With Windows Server 2012 and Windows 8, Microsoft introduced Storage Spaces, their way of introducing a more manageable, scalable storage platform into Windows. For those of us who mourned the loss of Drive Extender and then the Windows Home Server products, this caught our attention, but it turned out to be much more. This is the first part of a three part series on Storage Spaces, where I will cover creating Storage Spaces on Windows Server 2012 R2, while introducing one of the primary new features. The second article will focus on the differences in the UI between Windows 8.1 and Windows Server 2012 R2, and the third will focus on using PowerShell for Storage Spaces across both operating systems.

To start, you launch the New Storage Pool Wizard from within Server Manager, and the wizard will walk you through the required steps. Before proceeding, if you aren’t familiar with this interface a few of the things to point out – first of all it is part of Server Manager, which you have been spending more time in if you have been using Windows Server 2012 or later, or Windows 8 or later with the RSAT tools installed. At a glance you can see the Storage Pools, Virtual Disks and Physical Disks that are currently available.

 

The important things to note at this point is that you need at least one unused physical disk. You can start with one, and add more later, but today we have a fresh machine to work with so we have a bit more flexibility.

 

We need to give the Storage Pool a name, and select which group of disks will be made available to it. The reference to primordial is a reference to primordial ooze, so apparently if you add lightning and you can create life.

Now that we get to select the physical drives we are going to use, and you can see here that we can have them set as automatic, or we can assign them as hot spares or configure them manually. You will also notice that under the last column, Media Type, we can see that one of the drives is an SSD. If you noticed the naming I used above for the new Storage Pool, you have probably already figured out that I am going to create a space that benefits from the speed of the SSD.

Once all of these are selected we see details for review, and then we can confirm.

Once confirmed, we can follow the status, and can see that everything has been completed successfully. Now that the pool has been created we need to create virtual disks from within the pool.

Now that the Storage Pool has been created, we can see it listed in the Storage Pools section below. Now we need to creae a virtual disk, so within Virtual Disks you can start the New Virtual Disk Wizard.

The text here informs us of where some of the power of Storage Spaces comes from, and that is that depending on how you create and configure your virtual disks can increase reliability and performance of the virtual disk, which can be conflicting goals at time.

Now we can select the Storage Pool that we just created.

We need to give the virtual disk a name, and because an SSD was detected in the pool I have the option of creating tiered storage, which is exactly what I want to do.

As the data on this machine is backed up elsewhere I will opt for a Simple layout rather than mirrored.

Now I get to select how much of the space of the SSD and HDDs I want to assign to the virtual disk, and I will choose all of it. If we chose less, it means I could have set up an additional virtual disk to work with.

Because we have selected tiered storage we can’t do thin provisioning, so Fixed it is…

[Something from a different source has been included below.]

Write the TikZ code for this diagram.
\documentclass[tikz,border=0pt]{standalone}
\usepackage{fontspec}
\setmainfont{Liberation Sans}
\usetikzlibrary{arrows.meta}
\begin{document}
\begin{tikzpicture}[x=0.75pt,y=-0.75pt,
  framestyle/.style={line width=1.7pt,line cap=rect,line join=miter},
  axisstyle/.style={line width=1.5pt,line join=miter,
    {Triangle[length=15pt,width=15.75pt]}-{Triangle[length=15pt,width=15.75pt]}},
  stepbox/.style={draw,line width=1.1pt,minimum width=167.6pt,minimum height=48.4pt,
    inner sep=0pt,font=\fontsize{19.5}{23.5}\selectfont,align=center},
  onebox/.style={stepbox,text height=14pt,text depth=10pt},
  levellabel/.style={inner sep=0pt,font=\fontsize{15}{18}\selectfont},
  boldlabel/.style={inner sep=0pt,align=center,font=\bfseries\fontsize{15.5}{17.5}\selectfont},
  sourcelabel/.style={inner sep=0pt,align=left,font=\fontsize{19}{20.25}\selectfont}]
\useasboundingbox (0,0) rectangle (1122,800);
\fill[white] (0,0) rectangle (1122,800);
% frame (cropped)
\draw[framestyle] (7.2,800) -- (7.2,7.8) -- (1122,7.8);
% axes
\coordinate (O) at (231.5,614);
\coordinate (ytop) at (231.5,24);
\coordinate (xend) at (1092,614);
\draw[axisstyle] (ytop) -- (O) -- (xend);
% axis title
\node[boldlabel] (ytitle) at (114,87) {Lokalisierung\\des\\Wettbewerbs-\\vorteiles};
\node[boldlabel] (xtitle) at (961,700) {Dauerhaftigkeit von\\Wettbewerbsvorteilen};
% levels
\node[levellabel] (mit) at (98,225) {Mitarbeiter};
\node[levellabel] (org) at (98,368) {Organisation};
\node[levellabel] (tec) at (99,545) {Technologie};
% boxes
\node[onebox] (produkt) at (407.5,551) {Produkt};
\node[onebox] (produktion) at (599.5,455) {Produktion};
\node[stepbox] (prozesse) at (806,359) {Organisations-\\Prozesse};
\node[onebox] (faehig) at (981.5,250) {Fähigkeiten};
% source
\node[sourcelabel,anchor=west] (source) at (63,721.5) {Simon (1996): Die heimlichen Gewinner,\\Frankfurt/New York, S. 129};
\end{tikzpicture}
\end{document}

The confirmation page gives us a summary to ensure that everything matches our expectations, and then we can continue.

After we click create we see the progress bars continue successfully.

Now that we have the virtual disk created, we need to create volumes or partitions, which we do with the New Volume Wizard.

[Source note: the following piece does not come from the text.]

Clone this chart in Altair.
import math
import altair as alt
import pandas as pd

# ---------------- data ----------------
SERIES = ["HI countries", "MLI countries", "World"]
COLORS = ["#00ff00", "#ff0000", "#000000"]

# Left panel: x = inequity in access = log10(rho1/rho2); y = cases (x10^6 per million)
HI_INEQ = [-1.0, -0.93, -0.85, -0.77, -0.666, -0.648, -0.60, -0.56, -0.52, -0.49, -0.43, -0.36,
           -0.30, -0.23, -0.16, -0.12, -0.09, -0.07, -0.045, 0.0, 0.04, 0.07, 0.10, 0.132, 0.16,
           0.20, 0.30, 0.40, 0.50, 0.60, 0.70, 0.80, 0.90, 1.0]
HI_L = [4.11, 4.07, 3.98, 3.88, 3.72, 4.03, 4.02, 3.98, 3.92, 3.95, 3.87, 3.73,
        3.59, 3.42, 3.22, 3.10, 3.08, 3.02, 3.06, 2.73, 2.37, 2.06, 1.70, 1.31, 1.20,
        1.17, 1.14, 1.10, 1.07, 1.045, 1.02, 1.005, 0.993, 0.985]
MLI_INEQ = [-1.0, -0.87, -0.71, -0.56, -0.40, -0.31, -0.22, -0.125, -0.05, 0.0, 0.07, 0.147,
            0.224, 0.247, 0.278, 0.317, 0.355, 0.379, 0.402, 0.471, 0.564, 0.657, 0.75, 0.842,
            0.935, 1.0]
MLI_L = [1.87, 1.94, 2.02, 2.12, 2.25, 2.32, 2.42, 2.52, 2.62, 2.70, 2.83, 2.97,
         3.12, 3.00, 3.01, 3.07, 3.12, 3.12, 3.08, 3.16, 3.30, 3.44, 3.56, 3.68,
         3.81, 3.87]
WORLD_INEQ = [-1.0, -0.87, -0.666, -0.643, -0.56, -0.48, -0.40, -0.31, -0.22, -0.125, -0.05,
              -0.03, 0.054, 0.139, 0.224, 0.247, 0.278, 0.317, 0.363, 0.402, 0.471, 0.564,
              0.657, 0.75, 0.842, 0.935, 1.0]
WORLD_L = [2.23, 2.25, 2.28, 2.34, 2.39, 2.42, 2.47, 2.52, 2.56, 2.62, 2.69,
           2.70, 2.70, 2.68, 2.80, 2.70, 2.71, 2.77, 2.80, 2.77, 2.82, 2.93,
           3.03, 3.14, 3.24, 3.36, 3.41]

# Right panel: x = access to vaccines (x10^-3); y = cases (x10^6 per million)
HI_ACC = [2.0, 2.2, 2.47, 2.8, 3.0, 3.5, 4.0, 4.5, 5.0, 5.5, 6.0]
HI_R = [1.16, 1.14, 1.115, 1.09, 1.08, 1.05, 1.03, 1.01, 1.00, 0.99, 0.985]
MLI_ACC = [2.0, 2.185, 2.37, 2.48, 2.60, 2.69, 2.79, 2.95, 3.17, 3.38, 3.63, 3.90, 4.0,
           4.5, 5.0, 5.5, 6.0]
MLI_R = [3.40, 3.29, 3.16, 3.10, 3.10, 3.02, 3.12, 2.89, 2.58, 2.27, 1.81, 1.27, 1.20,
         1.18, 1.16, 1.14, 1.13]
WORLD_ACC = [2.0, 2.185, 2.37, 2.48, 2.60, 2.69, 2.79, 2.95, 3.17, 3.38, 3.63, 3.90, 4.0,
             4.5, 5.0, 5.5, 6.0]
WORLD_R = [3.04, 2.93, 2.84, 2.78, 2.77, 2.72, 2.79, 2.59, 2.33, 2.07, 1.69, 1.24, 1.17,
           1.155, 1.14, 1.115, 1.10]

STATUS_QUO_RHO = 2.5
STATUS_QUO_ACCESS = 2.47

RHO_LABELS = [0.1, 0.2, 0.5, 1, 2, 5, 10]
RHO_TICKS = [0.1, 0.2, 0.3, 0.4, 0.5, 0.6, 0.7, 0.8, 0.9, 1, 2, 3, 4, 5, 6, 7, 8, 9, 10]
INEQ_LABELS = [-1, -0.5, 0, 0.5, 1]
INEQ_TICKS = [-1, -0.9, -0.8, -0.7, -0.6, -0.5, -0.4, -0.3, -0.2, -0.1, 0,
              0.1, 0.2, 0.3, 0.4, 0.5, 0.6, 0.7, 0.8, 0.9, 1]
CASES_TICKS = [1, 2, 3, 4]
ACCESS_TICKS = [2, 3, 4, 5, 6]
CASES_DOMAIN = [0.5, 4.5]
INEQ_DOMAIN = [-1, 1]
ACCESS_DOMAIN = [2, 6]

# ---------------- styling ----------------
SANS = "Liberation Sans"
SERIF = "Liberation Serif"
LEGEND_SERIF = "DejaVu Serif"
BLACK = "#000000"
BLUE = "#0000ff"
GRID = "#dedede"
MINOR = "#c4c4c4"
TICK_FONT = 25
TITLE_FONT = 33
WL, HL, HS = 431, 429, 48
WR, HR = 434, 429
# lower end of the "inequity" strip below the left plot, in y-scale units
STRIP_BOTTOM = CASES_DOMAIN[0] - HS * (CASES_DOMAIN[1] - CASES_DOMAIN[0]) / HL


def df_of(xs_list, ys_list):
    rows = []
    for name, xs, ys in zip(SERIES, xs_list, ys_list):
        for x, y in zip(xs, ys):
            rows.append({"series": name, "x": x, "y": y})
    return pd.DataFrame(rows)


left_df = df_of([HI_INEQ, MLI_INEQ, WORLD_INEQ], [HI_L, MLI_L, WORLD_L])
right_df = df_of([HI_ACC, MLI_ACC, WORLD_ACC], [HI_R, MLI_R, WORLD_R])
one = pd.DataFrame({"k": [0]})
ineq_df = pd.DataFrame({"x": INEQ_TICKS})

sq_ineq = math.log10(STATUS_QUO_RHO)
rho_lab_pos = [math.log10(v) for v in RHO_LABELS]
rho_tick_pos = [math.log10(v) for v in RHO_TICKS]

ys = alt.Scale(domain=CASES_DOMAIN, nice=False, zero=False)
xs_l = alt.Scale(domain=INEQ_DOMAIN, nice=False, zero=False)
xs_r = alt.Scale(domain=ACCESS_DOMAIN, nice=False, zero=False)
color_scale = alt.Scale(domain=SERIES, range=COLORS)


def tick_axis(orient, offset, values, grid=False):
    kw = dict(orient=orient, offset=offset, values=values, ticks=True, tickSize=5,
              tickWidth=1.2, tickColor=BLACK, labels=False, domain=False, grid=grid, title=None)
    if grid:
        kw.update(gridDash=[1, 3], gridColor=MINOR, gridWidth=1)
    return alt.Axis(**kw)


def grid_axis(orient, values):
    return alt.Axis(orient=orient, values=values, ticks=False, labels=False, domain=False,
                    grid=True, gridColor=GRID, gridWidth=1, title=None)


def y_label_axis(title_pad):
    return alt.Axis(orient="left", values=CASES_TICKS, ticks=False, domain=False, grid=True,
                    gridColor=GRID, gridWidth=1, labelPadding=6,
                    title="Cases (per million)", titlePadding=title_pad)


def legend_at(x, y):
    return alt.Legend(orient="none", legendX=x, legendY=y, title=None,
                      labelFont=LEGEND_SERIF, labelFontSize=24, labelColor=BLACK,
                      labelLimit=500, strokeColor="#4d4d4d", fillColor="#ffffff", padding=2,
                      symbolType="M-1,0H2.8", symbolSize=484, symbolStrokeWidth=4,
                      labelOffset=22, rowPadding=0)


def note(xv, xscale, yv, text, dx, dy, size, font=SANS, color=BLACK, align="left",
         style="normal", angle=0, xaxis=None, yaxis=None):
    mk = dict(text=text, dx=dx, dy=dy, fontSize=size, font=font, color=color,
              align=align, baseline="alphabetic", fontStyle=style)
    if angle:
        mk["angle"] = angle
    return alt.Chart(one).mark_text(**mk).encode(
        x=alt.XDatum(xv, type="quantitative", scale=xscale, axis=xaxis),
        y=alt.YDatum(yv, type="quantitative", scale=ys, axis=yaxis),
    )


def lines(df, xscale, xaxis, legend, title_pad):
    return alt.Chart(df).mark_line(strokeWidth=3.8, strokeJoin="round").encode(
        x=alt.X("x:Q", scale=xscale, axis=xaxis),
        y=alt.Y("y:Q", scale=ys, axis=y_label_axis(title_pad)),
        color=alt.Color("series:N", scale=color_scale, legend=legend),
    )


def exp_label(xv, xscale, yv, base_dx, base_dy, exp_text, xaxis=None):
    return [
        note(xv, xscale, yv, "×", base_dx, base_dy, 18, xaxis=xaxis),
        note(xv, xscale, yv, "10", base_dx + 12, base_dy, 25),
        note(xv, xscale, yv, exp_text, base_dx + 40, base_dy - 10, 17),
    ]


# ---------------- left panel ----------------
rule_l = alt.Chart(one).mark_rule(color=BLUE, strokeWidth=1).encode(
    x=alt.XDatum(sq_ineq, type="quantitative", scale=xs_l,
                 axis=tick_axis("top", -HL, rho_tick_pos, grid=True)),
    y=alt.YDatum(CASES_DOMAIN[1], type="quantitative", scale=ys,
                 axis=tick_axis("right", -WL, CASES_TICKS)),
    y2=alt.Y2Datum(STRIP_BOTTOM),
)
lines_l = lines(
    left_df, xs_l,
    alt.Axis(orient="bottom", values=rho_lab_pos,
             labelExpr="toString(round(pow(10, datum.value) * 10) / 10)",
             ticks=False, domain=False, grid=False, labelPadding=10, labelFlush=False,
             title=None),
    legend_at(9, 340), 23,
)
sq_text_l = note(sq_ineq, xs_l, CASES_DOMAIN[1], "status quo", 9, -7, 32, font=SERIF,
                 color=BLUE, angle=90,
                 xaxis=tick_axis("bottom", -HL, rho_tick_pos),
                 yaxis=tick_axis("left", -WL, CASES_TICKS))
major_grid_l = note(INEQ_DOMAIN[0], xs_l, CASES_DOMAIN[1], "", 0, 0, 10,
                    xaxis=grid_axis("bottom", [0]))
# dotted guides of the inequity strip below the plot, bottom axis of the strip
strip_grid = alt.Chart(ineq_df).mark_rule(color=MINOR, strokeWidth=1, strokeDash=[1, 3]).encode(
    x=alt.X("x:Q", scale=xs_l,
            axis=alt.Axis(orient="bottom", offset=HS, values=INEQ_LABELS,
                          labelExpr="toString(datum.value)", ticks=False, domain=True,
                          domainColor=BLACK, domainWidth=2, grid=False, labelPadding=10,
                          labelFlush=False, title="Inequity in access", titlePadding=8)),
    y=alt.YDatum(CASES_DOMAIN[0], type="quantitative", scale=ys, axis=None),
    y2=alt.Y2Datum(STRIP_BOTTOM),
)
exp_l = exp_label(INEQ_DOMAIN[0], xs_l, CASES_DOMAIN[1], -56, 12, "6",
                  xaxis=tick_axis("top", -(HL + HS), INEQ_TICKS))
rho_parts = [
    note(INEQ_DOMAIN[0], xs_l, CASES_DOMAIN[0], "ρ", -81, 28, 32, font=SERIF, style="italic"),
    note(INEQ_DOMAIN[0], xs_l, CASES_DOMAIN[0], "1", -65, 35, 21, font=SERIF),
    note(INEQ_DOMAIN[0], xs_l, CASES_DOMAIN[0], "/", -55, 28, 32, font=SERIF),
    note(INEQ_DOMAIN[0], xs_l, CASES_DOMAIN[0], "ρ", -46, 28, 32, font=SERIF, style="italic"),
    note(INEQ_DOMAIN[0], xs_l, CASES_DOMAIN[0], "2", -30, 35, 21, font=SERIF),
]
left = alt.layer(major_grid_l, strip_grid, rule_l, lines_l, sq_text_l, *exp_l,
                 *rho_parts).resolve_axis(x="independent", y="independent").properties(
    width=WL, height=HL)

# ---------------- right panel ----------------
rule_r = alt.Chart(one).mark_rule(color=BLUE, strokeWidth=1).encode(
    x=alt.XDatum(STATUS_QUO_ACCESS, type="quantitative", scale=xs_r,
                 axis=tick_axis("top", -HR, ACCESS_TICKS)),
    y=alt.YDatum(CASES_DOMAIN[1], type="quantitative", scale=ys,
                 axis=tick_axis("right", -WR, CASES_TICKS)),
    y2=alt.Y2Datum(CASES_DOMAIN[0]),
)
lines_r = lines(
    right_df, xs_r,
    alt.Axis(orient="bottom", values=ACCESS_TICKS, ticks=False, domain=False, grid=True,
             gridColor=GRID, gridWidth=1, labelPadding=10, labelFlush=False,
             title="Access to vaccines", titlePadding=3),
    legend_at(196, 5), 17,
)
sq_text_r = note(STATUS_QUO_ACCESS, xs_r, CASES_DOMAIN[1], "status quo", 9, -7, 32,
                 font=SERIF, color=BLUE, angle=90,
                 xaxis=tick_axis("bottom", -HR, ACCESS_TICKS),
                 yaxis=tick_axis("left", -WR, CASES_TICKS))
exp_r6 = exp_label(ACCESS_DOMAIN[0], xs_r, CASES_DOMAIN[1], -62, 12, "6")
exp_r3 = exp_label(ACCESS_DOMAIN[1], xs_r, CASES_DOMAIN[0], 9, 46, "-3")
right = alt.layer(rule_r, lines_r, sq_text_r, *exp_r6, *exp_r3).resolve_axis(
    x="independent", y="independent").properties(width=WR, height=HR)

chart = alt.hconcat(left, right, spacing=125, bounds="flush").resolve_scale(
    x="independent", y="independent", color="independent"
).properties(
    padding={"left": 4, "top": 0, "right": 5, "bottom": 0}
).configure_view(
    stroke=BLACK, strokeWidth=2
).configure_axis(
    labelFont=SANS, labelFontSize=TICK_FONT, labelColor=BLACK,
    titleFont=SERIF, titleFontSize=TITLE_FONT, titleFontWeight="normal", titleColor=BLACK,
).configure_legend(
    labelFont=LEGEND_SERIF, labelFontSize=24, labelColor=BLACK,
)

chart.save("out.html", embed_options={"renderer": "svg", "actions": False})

Here we get to select the server and the virtual disk that we will be working from.

I’ll just select the maximum and continue, because I can’t change it due to using storage tiers.

And we hit a problem. There is currently a rounding error bug when you use TB as a measure, so just choose GB or MB and type the number that they present, and you are good to go.

Now we need to decide how we want to expose the volume to the operating system, or we can choose not to.

I can choose the file system details and the volume label here, but you’ll notice that there isn’t a quick format option. That’s done by default, you don’t really want to be performing a full format on multiple terabytes of drives if you can help it.

And once that’s done, I can verify my selections.

That’s all we need for now, within a matter of seconds there is a d: volume created and ready for use

Once we are back in Server Manager we can see that not only do have a Storage Space, we also have a Virtual Disk, and can see that it is assigned the letter D: and is tiered.

If we go to Disks we can see the virtual disk, as well as the boot disk, which is not part of the Storage Pool.

That’s a quick look at the minimum steps required to get a tiered storage space set up under Windows Server 2012. The benefit of the tiered storage option is that the SSD will be used to cache the most frequently used files. For general purpose file server duties, the 80GB drive I’ve got in this setup is probably going to help, but for the storage of live VMs for Hyper-V it’s not going to be big enough to make much of an impact.